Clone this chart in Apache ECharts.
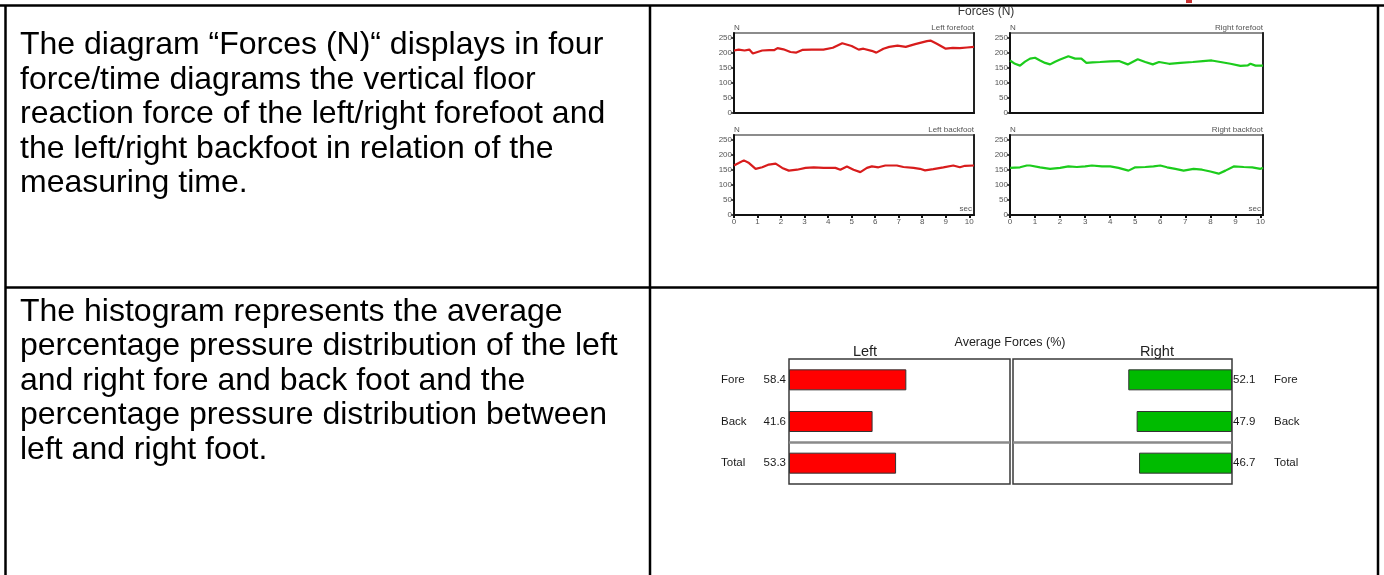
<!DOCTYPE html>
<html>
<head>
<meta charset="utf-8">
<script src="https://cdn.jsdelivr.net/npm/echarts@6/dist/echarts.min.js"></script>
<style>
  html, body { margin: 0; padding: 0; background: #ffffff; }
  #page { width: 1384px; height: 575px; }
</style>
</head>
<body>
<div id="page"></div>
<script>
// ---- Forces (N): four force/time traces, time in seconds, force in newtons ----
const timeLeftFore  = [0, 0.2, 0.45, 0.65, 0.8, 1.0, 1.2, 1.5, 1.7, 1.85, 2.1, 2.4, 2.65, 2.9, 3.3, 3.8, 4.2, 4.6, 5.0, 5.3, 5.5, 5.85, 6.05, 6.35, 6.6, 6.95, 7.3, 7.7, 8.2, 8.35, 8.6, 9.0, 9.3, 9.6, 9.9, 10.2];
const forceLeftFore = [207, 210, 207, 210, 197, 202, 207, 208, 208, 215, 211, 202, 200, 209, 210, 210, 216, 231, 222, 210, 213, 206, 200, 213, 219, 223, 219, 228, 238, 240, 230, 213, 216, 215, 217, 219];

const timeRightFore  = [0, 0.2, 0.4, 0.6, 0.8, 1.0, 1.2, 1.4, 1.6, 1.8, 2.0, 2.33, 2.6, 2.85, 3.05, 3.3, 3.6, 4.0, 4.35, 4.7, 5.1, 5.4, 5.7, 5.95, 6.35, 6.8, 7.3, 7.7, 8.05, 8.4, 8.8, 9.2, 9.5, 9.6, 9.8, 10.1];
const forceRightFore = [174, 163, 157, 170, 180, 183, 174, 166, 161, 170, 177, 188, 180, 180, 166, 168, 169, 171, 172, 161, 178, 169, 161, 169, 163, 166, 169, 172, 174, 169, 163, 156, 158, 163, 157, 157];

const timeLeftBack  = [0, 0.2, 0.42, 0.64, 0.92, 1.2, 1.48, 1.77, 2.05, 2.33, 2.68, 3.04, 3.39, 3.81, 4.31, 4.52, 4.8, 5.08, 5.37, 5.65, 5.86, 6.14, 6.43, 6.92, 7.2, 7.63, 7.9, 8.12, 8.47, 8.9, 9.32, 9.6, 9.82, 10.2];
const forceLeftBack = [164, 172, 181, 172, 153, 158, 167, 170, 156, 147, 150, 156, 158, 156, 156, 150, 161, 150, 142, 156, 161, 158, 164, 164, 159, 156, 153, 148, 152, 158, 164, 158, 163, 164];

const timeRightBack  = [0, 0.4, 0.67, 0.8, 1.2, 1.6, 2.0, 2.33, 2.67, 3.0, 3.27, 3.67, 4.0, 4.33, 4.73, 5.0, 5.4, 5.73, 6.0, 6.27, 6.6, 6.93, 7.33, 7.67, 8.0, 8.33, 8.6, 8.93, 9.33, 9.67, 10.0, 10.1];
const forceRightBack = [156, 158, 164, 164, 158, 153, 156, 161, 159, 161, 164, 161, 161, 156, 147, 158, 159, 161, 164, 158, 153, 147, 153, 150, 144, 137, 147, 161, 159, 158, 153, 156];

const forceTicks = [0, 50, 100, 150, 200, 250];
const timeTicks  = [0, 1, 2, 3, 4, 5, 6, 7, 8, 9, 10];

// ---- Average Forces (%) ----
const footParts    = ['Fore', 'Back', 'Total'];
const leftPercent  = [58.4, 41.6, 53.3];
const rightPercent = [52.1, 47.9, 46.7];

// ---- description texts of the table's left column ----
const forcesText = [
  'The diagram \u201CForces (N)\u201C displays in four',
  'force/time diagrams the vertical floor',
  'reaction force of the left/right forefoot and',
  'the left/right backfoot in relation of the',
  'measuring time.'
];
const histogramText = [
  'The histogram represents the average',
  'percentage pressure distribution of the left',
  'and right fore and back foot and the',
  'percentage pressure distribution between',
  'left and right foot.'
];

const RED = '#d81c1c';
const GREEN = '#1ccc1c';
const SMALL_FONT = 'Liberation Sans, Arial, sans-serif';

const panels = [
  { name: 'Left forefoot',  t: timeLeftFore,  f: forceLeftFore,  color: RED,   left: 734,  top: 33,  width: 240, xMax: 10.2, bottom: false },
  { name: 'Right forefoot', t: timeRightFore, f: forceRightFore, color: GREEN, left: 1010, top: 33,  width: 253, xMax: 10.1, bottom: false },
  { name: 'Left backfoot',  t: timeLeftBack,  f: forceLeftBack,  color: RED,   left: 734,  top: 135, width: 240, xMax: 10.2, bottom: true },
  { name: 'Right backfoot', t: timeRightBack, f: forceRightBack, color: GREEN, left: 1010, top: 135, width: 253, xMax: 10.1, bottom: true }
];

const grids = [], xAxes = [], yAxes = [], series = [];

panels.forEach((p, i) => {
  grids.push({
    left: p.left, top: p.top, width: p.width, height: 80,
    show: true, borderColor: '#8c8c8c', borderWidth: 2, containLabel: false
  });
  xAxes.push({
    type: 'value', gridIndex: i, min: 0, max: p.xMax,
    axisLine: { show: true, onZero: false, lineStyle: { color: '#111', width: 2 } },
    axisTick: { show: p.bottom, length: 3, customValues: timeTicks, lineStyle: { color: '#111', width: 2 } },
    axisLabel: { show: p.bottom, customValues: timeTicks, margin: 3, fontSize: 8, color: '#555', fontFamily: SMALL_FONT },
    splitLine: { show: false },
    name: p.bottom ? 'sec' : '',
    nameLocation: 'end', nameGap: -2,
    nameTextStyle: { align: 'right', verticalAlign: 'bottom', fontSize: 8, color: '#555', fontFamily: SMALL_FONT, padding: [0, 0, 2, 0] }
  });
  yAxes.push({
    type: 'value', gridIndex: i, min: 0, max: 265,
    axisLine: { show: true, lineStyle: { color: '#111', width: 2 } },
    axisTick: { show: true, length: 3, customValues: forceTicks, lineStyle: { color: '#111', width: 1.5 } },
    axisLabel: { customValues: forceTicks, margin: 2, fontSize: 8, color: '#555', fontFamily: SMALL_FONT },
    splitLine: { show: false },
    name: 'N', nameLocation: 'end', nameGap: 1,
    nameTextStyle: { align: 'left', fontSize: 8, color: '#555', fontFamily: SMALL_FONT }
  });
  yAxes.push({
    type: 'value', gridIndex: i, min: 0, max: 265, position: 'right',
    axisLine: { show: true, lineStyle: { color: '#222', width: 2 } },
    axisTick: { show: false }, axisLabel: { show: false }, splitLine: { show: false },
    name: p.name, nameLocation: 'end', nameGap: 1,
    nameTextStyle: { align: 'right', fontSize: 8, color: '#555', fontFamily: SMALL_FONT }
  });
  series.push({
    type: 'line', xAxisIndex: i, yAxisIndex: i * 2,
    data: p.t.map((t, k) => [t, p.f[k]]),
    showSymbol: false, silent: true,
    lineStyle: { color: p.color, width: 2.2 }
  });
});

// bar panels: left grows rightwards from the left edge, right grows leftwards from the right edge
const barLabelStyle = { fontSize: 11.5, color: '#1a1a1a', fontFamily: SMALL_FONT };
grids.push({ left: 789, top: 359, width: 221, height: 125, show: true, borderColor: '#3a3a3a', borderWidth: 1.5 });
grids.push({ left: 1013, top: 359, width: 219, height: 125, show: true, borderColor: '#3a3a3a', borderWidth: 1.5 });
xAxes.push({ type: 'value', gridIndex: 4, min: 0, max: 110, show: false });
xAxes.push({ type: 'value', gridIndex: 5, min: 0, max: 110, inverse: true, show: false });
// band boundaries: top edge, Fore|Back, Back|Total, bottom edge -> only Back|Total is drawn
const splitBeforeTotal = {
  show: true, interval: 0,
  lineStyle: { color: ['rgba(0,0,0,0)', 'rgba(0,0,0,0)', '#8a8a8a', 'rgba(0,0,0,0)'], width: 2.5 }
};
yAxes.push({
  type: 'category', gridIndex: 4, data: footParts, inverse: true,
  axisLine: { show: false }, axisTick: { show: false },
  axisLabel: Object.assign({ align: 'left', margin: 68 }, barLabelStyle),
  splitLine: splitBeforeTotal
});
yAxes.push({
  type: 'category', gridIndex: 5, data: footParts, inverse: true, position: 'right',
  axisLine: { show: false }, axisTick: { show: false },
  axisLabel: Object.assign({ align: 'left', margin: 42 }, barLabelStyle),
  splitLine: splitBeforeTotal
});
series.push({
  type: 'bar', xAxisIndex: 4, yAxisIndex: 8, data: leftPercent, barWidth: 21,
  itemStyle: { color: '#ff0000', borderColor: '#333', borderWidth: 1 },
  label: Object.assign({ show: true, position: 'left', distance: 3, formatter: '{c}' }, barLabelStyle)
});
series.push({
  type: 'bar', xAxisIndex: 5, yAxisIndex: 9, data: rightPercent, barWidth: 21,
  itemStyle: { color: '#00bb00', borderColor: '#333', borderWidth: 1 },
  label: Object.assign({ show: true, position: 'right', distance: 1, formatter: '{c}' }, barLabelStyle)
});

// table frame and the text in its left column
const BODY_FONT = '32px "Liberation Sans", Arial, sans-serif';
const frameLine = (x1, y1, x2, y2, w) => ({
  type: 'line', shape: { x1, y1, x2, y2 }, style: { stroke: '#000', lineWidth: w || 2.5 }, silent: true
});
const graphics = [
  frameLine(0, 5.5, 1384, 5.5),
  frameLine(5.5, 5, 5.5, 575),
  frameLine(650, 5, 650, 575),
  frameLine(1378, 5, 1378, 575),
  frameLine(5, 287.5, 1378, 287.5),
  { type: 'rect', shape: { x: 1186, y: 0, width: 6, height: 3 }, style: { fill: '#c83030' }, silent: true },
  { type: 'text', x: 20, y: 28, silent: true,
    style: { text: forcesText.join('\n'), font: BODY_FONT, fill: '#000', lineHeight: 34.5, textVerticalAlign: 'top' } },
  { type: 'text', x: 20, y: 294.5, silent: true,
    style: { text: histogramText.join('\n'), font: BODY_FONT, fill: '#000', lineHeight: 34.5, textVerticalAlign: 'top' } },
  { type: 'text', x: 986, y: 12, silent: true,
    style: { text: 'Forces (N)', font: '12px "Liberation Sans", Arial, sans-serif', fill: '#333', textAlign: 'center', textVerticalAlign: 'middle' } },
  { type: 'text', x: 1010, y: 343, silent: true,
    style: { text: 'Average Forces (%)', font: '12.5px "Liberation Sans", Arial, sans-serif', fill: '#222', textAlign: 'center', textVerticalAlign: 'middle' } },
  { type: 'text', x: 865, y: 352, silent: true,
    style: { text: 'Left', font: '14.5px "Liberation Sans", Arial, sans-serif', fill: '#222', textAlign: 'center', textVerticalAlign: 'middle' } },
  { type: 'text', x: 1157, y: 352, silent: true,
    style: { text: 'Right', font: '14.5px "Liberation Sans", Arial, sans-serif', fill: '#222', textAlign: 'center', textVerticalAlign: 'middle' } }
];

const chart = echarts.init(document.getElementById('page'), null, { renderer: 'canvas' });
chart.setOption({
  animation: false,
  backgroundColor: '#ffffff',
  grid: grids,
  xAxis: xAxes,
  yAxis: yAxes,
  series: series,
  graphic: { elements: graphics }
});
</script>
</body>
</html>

INSTRUCTIONS FOR THE TASK:
From the first line above to the line containing "215, 217, 219];", repeat each line exactly. Pictures stay out.

SOLVED EXERCISE:
Clone this chart in Apache ECharts.
<!DOCTYPE html>
<html>
<head>
<meta charset="utf-8">
<script src="https://cdn.jsdelivr.net/npm/echarts@6/dist/echarts.min.js"></script>
<style>
  html, body { margin: 0; padding: 0; background: #ffffff; }
  #page { width: 1384px; height: 575px; }
</style>
</head>
<body>
<div id="page"></div>
<script>
// ---- Forces (N): four force/time traces, time in seconds, force in newtons ----
const timeLeftFore  = [0, 0.2, 0.45, 0.65, 0.8, 1.0, 1.2, 1.5, 1.7, 1.85, 2.1, 2.4, 2.65, 2.9, 3.3, 3.8, 4.2, 4.6, 5.0, 5.3, 5.5, 5.85, 6.05, 6.35, 6.6, 6.95, 7.3, 7.7, 8.2, 8.35, 8.6, 9.0, 9.3, 9.6, 9.9, 10.2];
const forceLeftFore = [207, 210, 207, 210, 197, 202, 207, 208, 208, 215, 211, 202, 200, 209, 210, 210, 216, 231, 222, 210, 213, 206, 200, 213, 219, 223, 219, 228, 238, 240, 230, 213, 216, 215, 217, 219];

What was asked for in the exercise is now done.